Crybabies rarely get what they want, and even when they do, they end up looking ridiculous. If you don’t believe me, just spend a few minutes reading the comments on my consumer advocacy site. Or watch this video of a woman who missed her flight.
When it comes to getting the customer service you deserve, you don’t want to be whiner, but a winner.
By the way, as a sidenote, businesses ignore legitimate complainers at their own peril. Surveys show that for every customer complaint, there are 26 other unhappy customers who have remained silent. So odds are, even if some of the grievances sound frivolous, there may be other customers who feel exactly the same way. (Except maybe that woman at the airport. Drama, anyone?)
But how do you know if your attitude is getting in the way of a resolution to your problem? I run into this dilemma almost every day — a perfectly valid case is rendered unsolvable because the customer whined too much. It’s particularly difficult to tell when it’s your problem, because it’s difficult to be objective about your own grievance. (And that includes me, by the way.)
Your correspondence is poetry.
Whiners turn to the thesaurus to describe exactly how they feel about terrible service, and while that may feel good to the complainer, it can actually hurt their chances of getting better service. The reason is simple: Once you’ve described a company’s incompetence in graphic, heart-wrenching detail, you’ve removed most of the motivation for it to help fix the problem. Exhibit A: This letter sent to Richard Branson about the meal service on a Virgin Atlantic flight. It’s funny, yes, but if it hadn’t gone viral, would it have resulted in an apology? I think you know the answer.
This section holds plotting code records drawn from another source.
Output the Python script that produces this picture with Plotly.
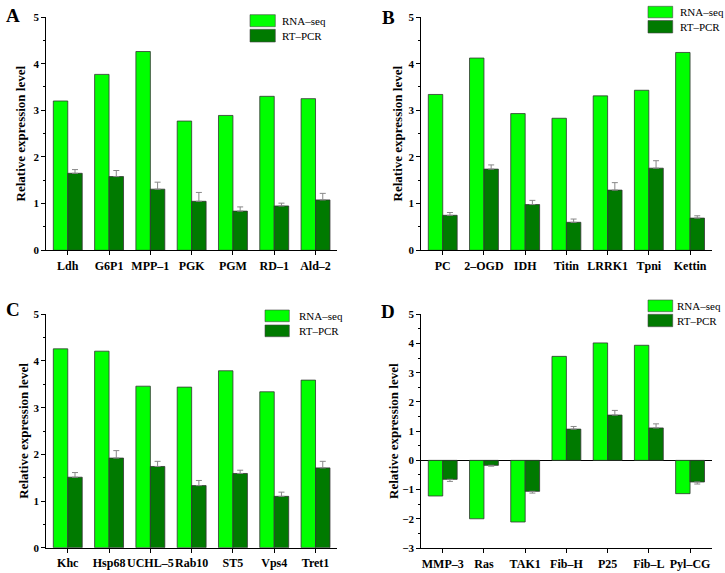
import plotly.graph_objects as go

# ---------------- data ----------------
genes_A = ["Ldh", "G6P1", "MPP–1", "PGK", "PGM", "RD–1", "Ald–2"]
rnaseq_A = [3.20, 3.77, 4.26, 2.77, 2.89, 3.30, 3.25]
rtpcr_A = [1.65, 1.58, 1.31, 1.05, 0.84, 0.95, 1.08]
err_A = [0.08, 0.13, 0.15, 0.19, 0.09, 0.06, 0.14]

genes_B = ["PC", "2–OGD", "IDH", "Titin", "LRRK1", "Tpni", "Kettin"]
rnaseq_B = [3.34, 4.12, 2.93, 2.83, 3.31, 3.43, 4.24]
rtpcr_B = [0.75, 1.74, 0.98, 0.60, 1.29, 1.76, 0.69]
err_B = [0.06, 0.09, 0.09, 0.07, 0.16, 0.16, 0.05]

genes_C = ["Khc", "Hsp68", "UCHL–5", "Rab10", "ST5", "Vps4", "Tret1"]
rnaseq_C = [4.26, 4.21, 3.46, 3.44, 3.79, 3.34, 3.59]
rtpcr_C = [1.51, 1.92, 1.74, 1.33, 1.59, 1.10, 1.71]
err_C = [0.10, 0.16, 0.11, 0.11, 0.07, 0.09, 0.14]

genes_D = ["MMP–3", "Ras", "TAK1", "Fib–H", "P25", "Fib–L", "Pyl–CG"]
rnaseq_D = [-1.22, -2.00, -2.11, 3.56, 4.02, 3.94, -1.14]
rtpcr_D = [-0.65, -0.17, -1.06, 1.07, 1.55, 1.11, -0.74]
err_D = [0.07, 0.03, 0.06, 0.09, 0.16, 0.14, 0.07]

series_names = ["RNA–seq", "RT–PCR"]
panel_letters = ["A", "B", "C", "D"]
y_title = "Relative expression level"

# ---------------- style ----------------
LIGHT = "#00FF00"
DARK = "#007A00"
COLORS = [LIGHT, DARK]
FONT = "Times New Roman, Liberation Serif, serif"

panels = [
    (genes_A, rnaseq_A, rtpcr_A, err_A),
    (genes_B, rnaseq_B, rtpcr_B, err_B),
    (genes_C, rnaseq_C, rtpcr_C, err_C),
    (genes_D, rnaseq_D, rtpcr_D, err_D),
]

W, H = 725, 573
def px(x):
    return x / W
def py(y):
    return 1 - y / H

xdoms = [[px(46.3), px(337)], [px(421.3), px(711.5)], [px(46.3), px(337)], [px(421.3), px(711.5)]]
ydoms = [[py(250.3), py(17)], [py(250.3), py(17)], [py(547.7), py(314.3)], [py(548), py(314.3)]]
yranges = [[0, 5], [0, 5], [0, 5], [-3, 5]]
title_standoff = [4, 2, 1, 0]
# legend key geometry in pixels: swatch left, swatch right, text x, [(top, bottom) per item]
legend_geo = [
    (250, 275.3, 280, [(14.7, 26.7), (29.3, 42)]),
    (648, 672.7, 678, [(6.3, 17.8), (20.5, 33)]),
    (265, 289.3, 296.7, [(310, 321.7), (325, 336.7)]),
    (648, 672.7, 675.3, [(300, 311.7), (314.3, 326.7)]),
]
letter_pos = [(13, 16), (388.5, 17.5), (13.3, 309), (388, 311)]

fig = go.Figure()
layout = dict(
    width=W, height=H,
    margin=dict(l=0, r=0, t=0, b=0),
    paper_bgcolor="white", plot_bgcolor="white",
    barmode="group", bargap=0.3, bargroupgap=0,
    font=dict(family=FONT, color="black"),
    annotations=[], shapes=[], showlegend=False,
)

for i, (genes, rna, rt, err) in enumerate(panels):
    n = i + 1
    xa = "x" if n == 1 else f"x{n}"
    ya = "y" if n == 1 else f"y{n}"
    err_plus = [e if v >= 0 else 0 for v, e in zip(rt, err)]
    err_minus = [e if v < 0 else 0 for v, e in zip(rt, err)]
    fig.add_trace(go.Bar(
        x=genes, y=rna, name=series_names[0], xaxis=xa, yaxis=ya,
        marker=dict(color=LIGHT, line=dict(color="#333333", width=0.8)),
    ))
    fig.add_trace(go.Bar(
        x=genes, y=rt, name=series_names[1], xaxis=xa, yaxis=ya,
        marker=dict(color=DARK, line=dict(color="#333333", width=0.8)),
        error_y=dict(type="data", symmetric=False, array=err_plus, arrayminus=err_minus,
                     color="#888888", thickness=1, width=3),
    ))
    xkey = "xaxis" if n == 1 else f"xaxis{n}"
    ykey = "yaxis" if n == 1 else f"yaxis{n}"
    layout[xkey] = dict(
        domain=xdoms[i], anchor=ya, type="category", range=[-0.52, 6.52],
        showline=True, linecolor="black", linewidth=1.2, mirror=False,
        ticks="outside", ticklen=4, tickwidth=1, tickcolor="black", tickangle=0,
        tickfont=dict(family=FONT, size=12, color="black", weight="bold"),
        showgrid=False, zeroline=False, fixedrange=True, automargin=False,
        minor=dict(ticks="outside", ticklen=2.5, tickwidth=1, tickcolor="black",
                   tick0=0.5, dtick=1, showgrid=False),
    )
    layout[ykey] = dict(
        domain=ydoms[i], anchor=xa, range=yranges[i], dtick=1, tick0=0,
        showline=True, linecolor="black", linewidth=1.2,
        ticks="outside", ticklen=4, tickwidth=1, tickcolor="black",
        tickfont=dict(family=FONT, size=11, color="black", weight="bold"),
        showgrid=False, automargin=False,
        zeroline=(i == 3), zerolinecolor="black", zerolinewidth=1.2,
        minor=dict(ticks="outside", ticklen=2.5, tickwidth=1, tickcolor="black",
                   dtick=0.5, showgrid=False),
        title=dict(text=y_title, standoff=title_standoff[i],
                   font=dict(family=FONT, size=13, color="black", weight="bold")),
    )
    # legend key for this panel
    sl, sr, tx, items = legend_geo[i]
    for k, (top, bot) in enumerate(items):
        layout["shapes"].append(dict(
            type="rect", xref="paper", yref="paper",
            x0=px(sl), x1=px(sr), y0=py(bot), y1=py(top),
            fillcolor=COLORS[k], line=dict(color="#444444", width=0.6),
        ))
        layout["annotations"].append(dict(
            text=series_names[k], x=px(tx), y=py((top + bot) / 2),
            xref="paper", yref="paper", xanchor="left", yanchor="middle",
            showarrow=False, font=dict(family=FONT, size=11, color="black"),
        ))
    cx, cy = letter_pos[i]
    layout["annotations"].append(dict(
        text=panel_letters[i], x=px(cx), y=py(cy), xref="paper", yref="paper",
        xanchor="center", yanchor="middle", showarrow=False,
        font=dict(family=FONT, size=19, color="black", weight="bold"),
    ))

fig.update_layout(**layout)
fig.write_html(
    "out.html",
    config={"displayModeBar": False},
    post_script="document.documentElement.style.margin='0';document.body.style.margin='0';"
                "document.body.style.padding='0';document.body.style.overflow='hidden';",
)
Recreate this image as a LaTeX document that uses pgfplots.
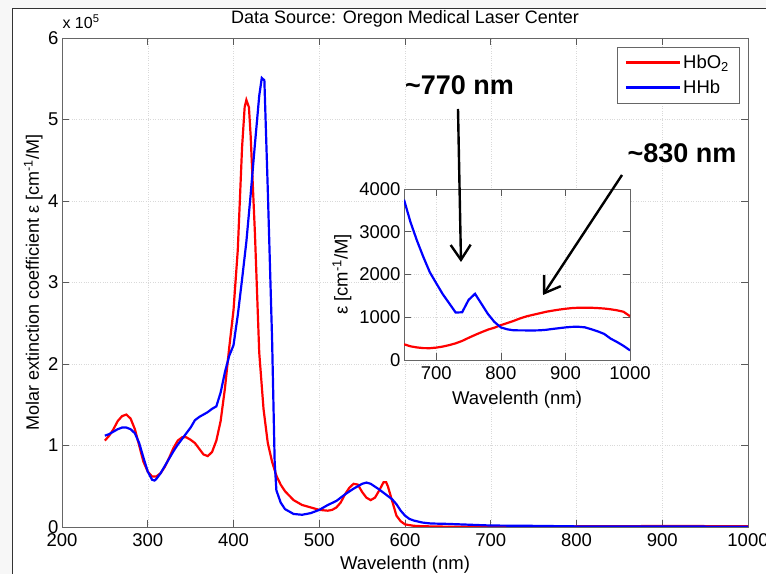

You can count the ways you’re unhappy — and there are many.
Laundry lists — even ones containing perfectly legitimate grievances — make you sound like a big baby. It makes you look as if nothing will make you happy, and that makes the customer representative reading your email believe there is no way you’ll ever be satisfied. Here’s an example of a laundry list complaint. You’re better off focusing on just one aspect of a negative experience and asking for a specific resolution. And if one doesn’t rise to the top? Maybe then you have no grounds for filing a complaint.
One way or another, you’ll have your revenge.
Chronic bellyachers often turn hostile, threatening to sue a company or shame it in the court of public opinion. Unfortunately, this type of aggressive behavior can quickly backfire, with the complaint either being routed to the legal department (where the lawyers will quickly determine it’s an idle threat) or simply ignored. My advice? Don’t threaten to sue a company unless the complaint is in its final draft, and you’re ready to go to court. Otherwise, the company will correctly brand you a crybaby who just isn’t getting its way.